====== Records to process

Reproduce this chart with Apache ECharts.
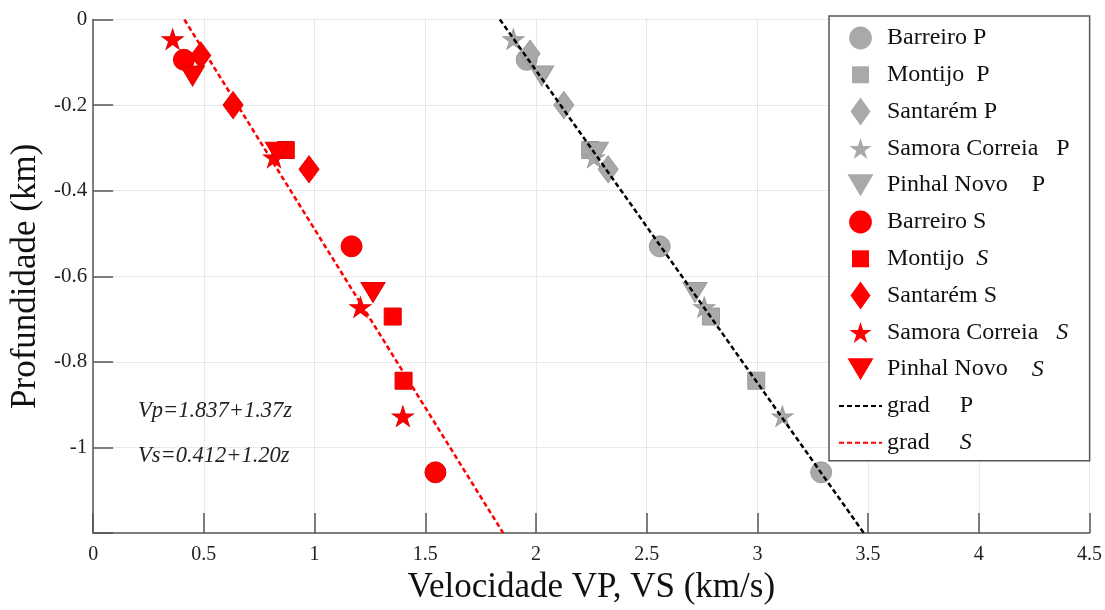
<!DOCTYPE html>
<html>
<head>
<meta charset="utf-8">
<script src="https://cdn.jsdelivr.net/npm/echarts@6/dist/echarts.min.js"></script>
<style>
  html, body { margin: 0; padding: 0; background: #fff; }
  #chart { width: 1105px; height: 610px; }
</style>
</head>
<body>
<div id="chart"></div>
<script>
// Axis ticks
const xTicks = [0, 0.5, 1, 1.5, 2, 2.5, 3, 3.5, 4, 4.5];
const yTicks = [0, -0.2, -0.4, -0.6, -0.8, -1, -1.2];

// P-wave velocity (km/s) vs depth (km), per site
const barreiroP = [[1.958, -0.094], [2.559, -0.530], [3.288, -1.058]];
const montijoP = [[2.245, -0.305], [2.790, -0.694], [2.995, -0.844]];
const santaremP = [[1.973, -0.080], [2.126, -0.200], [2.326, -0.350]];
const samoraP = [[1.898, -0.046], [2.262, -0.322], [2.760, -0.672], [3.113, -0.927]];
const pinhalP = [[2.026, -0.132], [2.273, -0.310], [2.718, -0.638]];

// S-wave velocity (km/s) vs depth (km), per site
const barreiroS = [[0.410, -0.094], [1.167, -0.530], [1.546, -1.058]];
const montijoS = [[0.870, -0.305], [1.353, -0.694], [1.402, -0.844]];
const santaremS = [[0.486, -0.084], [0.632, -0.200], [0.975, -0.350]];
const samoraS = [[0.359, -0.046], [0.817, -0.322], [1.207, -0.672], [1.399, -0.927]];
const pinhalS = [[0.449, -0.132], [0.832, -0.310], [1.264, -0.638]];

// Gradient lines: end points at z = 0 and z = 1.2 km
const gradP = [[1.837, 0], [3.481, -1.2]];
const gradS = [[0.412, 0], [1.852, -1.2]];

// Fitted equations shown on the chart
const eqLabels = ['Vp=1.837+1.37z', 'Vs=0.412+1.20z'];

const SERIF = '"Liberation Serif", "Times New Roman", serif';
const GRAY = '#a9a9a9';
const RED = '#ff0000';

// Marker shapes used in the plot
const STAR = 'path://M50,0 L61.23,34.55 L97.55,34.55 L68.17,55.9 L79.39,90.45 L50,69.1 L20.61,90.45 L31.83,55.9 L2.45,34.55 L38.77,34.55 Z';
const TRI_DOWN = 'path://M0,0 L24,0 L12,20 Z';
const DIAMOND = 'path://M10,0 L20,14 L10,28 L0,14 Z';

const shapes = [
  { symbol: 'circle', size: 21 },
  { symbol: 'rect', size: 17 },
  { symbol: DIAMOND, size: [20, 27] },
  { symbol: STAR, size: [21, 20] },
  { symbol: TRI_DOWN, size: [24, 20] }
];

// Legend icons: each drawn inside a 28x28 box (the leading moves fix the box)
const legendIcons = [
  'path://M0,0M28,28M2.6,14a11.4,11.4 0 1,0 22.8,0a11.4,11.4 0 1,0 -22.8,0z',
  'path://M0,0M28,28M5.5,5.5h17v17h-17z',
  'path://M0,0M28,28M14,0L24,14L14,28L4,14z',
  'path://M-10.5,-15.5M110.5,105.5M50,0 L61.23,34.55 L97.55,34.55 L68.17,55.9 L79.39,90.45 L50,69.1 L20.61,90.45 L31.83,55.9 L2.45,34.55 L38.77,34.55 Z',
  'path://M0,0M28,28M1,3h26l-13,22z'
];

const pNames = ['Barreiro P', 'Montijo  P', 'Santarém P', 'Samora Correia   P', 'Pinhal Novo    P'];
const sNames = ['Barreiro S', 'Montijo  S', 'Santarém S', 'Samora Correia   S', 'Pinhal Novo    S'];
const lineNames = ['grad     P', 'grad     S'];
const italicS = new Set(['Montijo  S', 'Samora Correia   S', 'Pinhal Novo    S', 'grad     S']);

const pData = [barreiroP, montijoP, santaremP, samoraP, pinhalP];
const sData = [barreiroS, montijoS, santaremS, samoraS, pinhalS];

function scatter(name, data, shape, color, border) {
  return {
    name: name,
    type: 'scatter',
    data: data,
    symbol: shape.symbol,
    symbolSize: shape.size,
    z: 3,
    itemStyle: { color: color, borderColor: border, borderWidth: 1, opacity: 1 },
    emphasis: { disabled: true }
  };
}

const series = [];
pNames.forEach((n, i) => series.push(scatter(n, pData[i], shapes[i], GRAY, '#9a9a9a')));
sNames.forEach((n, i) => series.push(scatter(n, sData[i], shapes[i], RED, '#e60000')));
series.push({
  name: lineNames[0], type: 'line', data: gradP, symbol: 'none', z: 5,
  lineStyle: { color: '#000', width: 2.5, type: [5, 3] }, itemStyle: { color: '#000' }
});
series.push({
  name: lineNames[1], type: 'line', data: gradS, symbol: 'none', z: 5,
  lineStyle: { color: RED, width: 2.5, type: [5, 3] }, itemStyle: { color: RED }
});

const legendData = pNames.map((n, i) => ({ name: n, icon: legendIcons[i] }))
  .concat(sNames.map((n, i) => ({ name: n, icon: legendIcons[i] })))
  .concat(lineNames.map(n => ({ name: n, itemStyle: { opacity: 0 } })));

const chart = echarts.init(document.getElementById('chart'));
chart.setOption({
  animation: false,
  backgroundColor: '#fff',
  grid: { left: 92, right: 14, top: 19.5, bottom: 71, containLabel: false },
  xAxis: {
    type: 'value', min: xTicks[0], max: xTicks[xTicks.length - 1], interval: 0.5,
    name: 'Velocidade VP, VS (km/s)', nameLocation: 'middle', nameGap: 34,
    nameTextStyle: { fontFamily: SERIF, fontSize: 35, color: '#111' },
    axisLine: { onZero: false, lineStyle: { color: '#555', width: 1.5 } },
    axisTick: { inside: true, length: 20, lineStyle: { color: '#555', width: 1.5 } },
    axisLabel: { fontFamily: SERIF, fontSize: 20, color: '#222', margin: 12,
      formatter: v => xTicks.includes(+v.toFixed(2)) ? String(+v.toFixed(2)) : '' },
    splitLine: { show: true, lineStyle: { color: '#d4d4d4', type: 'dotted', width: 1 } }
  },
  yAxis: {
    type: 'value', min: yTicks[yTicks.length - 1], max: yTicks[0], interval: 0.2,
    name: 'Profundidade (km)', nameLocation: 'middle', nameGap: 46,
    nameTextStyle: { fontFamily: SERIF, fontSize: 35, color: '#111' },
    axisLine: { show: true, onZero: false, lineStyle: { color: '#555', width: 1.5 } },
    axisTick: { show: true, inside: true, length: 20, lineStyle: { color: '#555', width: 1.5 } },
    axisLabel: { fontFamily: SERIF, fontSize: 21, color: '#222', margin: 6,
      formatter: v => {
        const r = +v.toFixed(2);
        return (r === -1.2) ? '' : String(r);
      } },
    splitLine: { show: true, lineStyle: { color: '#d4d4d4', type: 'dotted', width: 1 } }
  },
  legend: {
    orient: 'vertical', left: 829, top: 16,
    padding: [8, 20, 4, 9],
    backgroundColor: '#fff', borderColor: '#555', borderWidth: 1.5, borderRadius: 0,
    itemWidth: 43, itemHeight: 28, itemGap: 8.8,
    itemStyle: { borderWidth: 0 },
    selectedMode: false,
    data: legendData,
    formatter: name => {
      if (italicS.has(name)) {
        const body = name.slice(0, -1);
        return '{n|' + body + '}{i|S}';
      }
      return '{n|' + name + '}';
    },
    textStyle: {
      fontFamily: SERIF, fontSize: 24, lineHeight: 28, color: '#111',
      rich: {
        n: { fontFamily: SERIF, fontSize: 24, lineHeight: 28, color: '#111' },
        i: { fontFamily: SERIF, fontSize: 24, lineHeight: 28, color: '#111', fontStyle: 'italic' }
      }
    }
  },
  graphic: eqLabels.map((t, i) => ({
    type: 'text', left: 138, top: 400 + i * 45, z: 10,
    style: { text: t, font: 'italic 22.5px ' + SERIF, fill: '#222' }
  })),
  series: series
});
</script>
</body>
</html>
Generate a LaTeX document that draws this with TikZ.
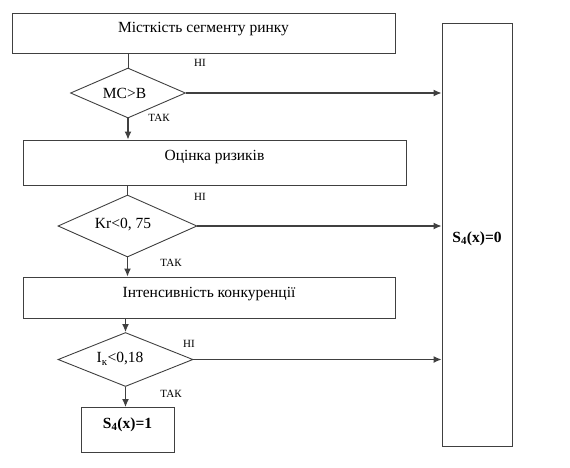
\documentclass[tikz,border=0pt]{standalone}
\usepackage{fontspec}
\setmainfont{Liberation Serif}
\usetikzlibrary{shapes.geometric,arrows.meta}
\begin{document}
\begin{tikzpicture}[x=1pt,y=-1pt,
  box/.style={draw=black!75,line width=0.9pt,inner sep=0pt},
  dia/.style={draw=black!75,line width=0.9pt,shape=diamond,inner sep=0pt,aspect=2.3},
  txt/.style={inner sep=0pt,font=\fontsize{15.5}{17}\selectfont},
  lbl/.style={inner sep=0pt,font=\fontsize{11}{12}\selectfont},
  arr/.style={draw=black!75,line width=1.2pt,-{Latex[length=8pt,width=7pt]}},
  ln/.style={draw=black!75,line width=0.9pt}]
\useasboundingbox (0,0) rectangle (570,467);
\node[box,minimum width=383pt,minimum height=40pt] (b1) at (203.5,33) {};
\node[txt] (t1) at (203.5,29) {Місткість сегменту ринку};
\node[dia,minimum width=115pt,minimum height=50pt] (d1) at (128,93) {};
\node[txt] (dt1) at (124.5,93) {МС>В};
\node[box,minimum width=383pt,minimum height=45pt] (b2) at (214.5,162.5) {};
\node[txt] (t2) at (214.5,157) {Оцінка ризиків};
\node[dia,minimum width=139pt,minimum height=62pt] (d2) at (127.5,226) {};
\node[txt] (dt2) at (123,225) {Kr<0, 75};
\node[box,minimum width=372pt,minimum height=41pt] (b3) at (209,297.5) {};
\node[txt] (t3) at (209,294) {Інтенсивність конкуренції};
\node[dia,minimum width=135pt,minimum height=54pt] (d3) at (125.5,359.5) {};
\node[txt] (dt3) at (120,359) {I\textsubscript{к}<0,18};
\node[box,minimum width=93pt,minimum height=45pt] (b4) at (127.5,430) {};
\node[txt,font=\fontsize{15.5}{17}\selectfont\bfseries] (t4) at (127.5,425) {S\textsubscript{4}(x)=1};
\node[box,minimum width=70pt,minimum height=423pt] (rb) at (477,235) {};
\node[txt,font=\fontsize{15.5}{17}\selectfont\bfseries] (t5) at (477,239) {S\textsubscript{4}(x)=0};
\draw[ln] (d1.north |- b1.south) -- (d1.north);
\draw[arr] (d1.south) -- (d1.south |- b2.north);
\draw[ln] (d2.north |- b2.south) -- (d2.north);
\draw[arr] (d2.south) -- (d2.south |- b3.north);
\draw[arr] (d3.north |- b3.south) -- (d3.north);
\draw[arr] (d3.south) -- (d3.south |- b4.north);
\draw[arr] (d1.east) -- (d1.east -| rb.west);
\draw[arr] (d2.east) -- (d2.east -| rb.west);
\draw[arr] (d3.east) -- (d3.east -| rb.west);
\node[lbl] (n1) at (200,63) {НІ};
\node[lbl] (y1) at (159,118) {ТАК};
\node[lbl] (n2) at (200,197) {НІ};
\node[lbl] (y2) at (171,263) {ТАК};
\node[lbl] (n3) at (189,344) {НІ};
\node[lbl] (y3) at (171,394) {ТАК};
\end{tikzpicture}
\end{document}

============

Above are the records. Copy every line in them holding "with".

Solution →
Reproduce this chart with Apache ECharts.
Generate a LaTeX document that draws this with TikZ.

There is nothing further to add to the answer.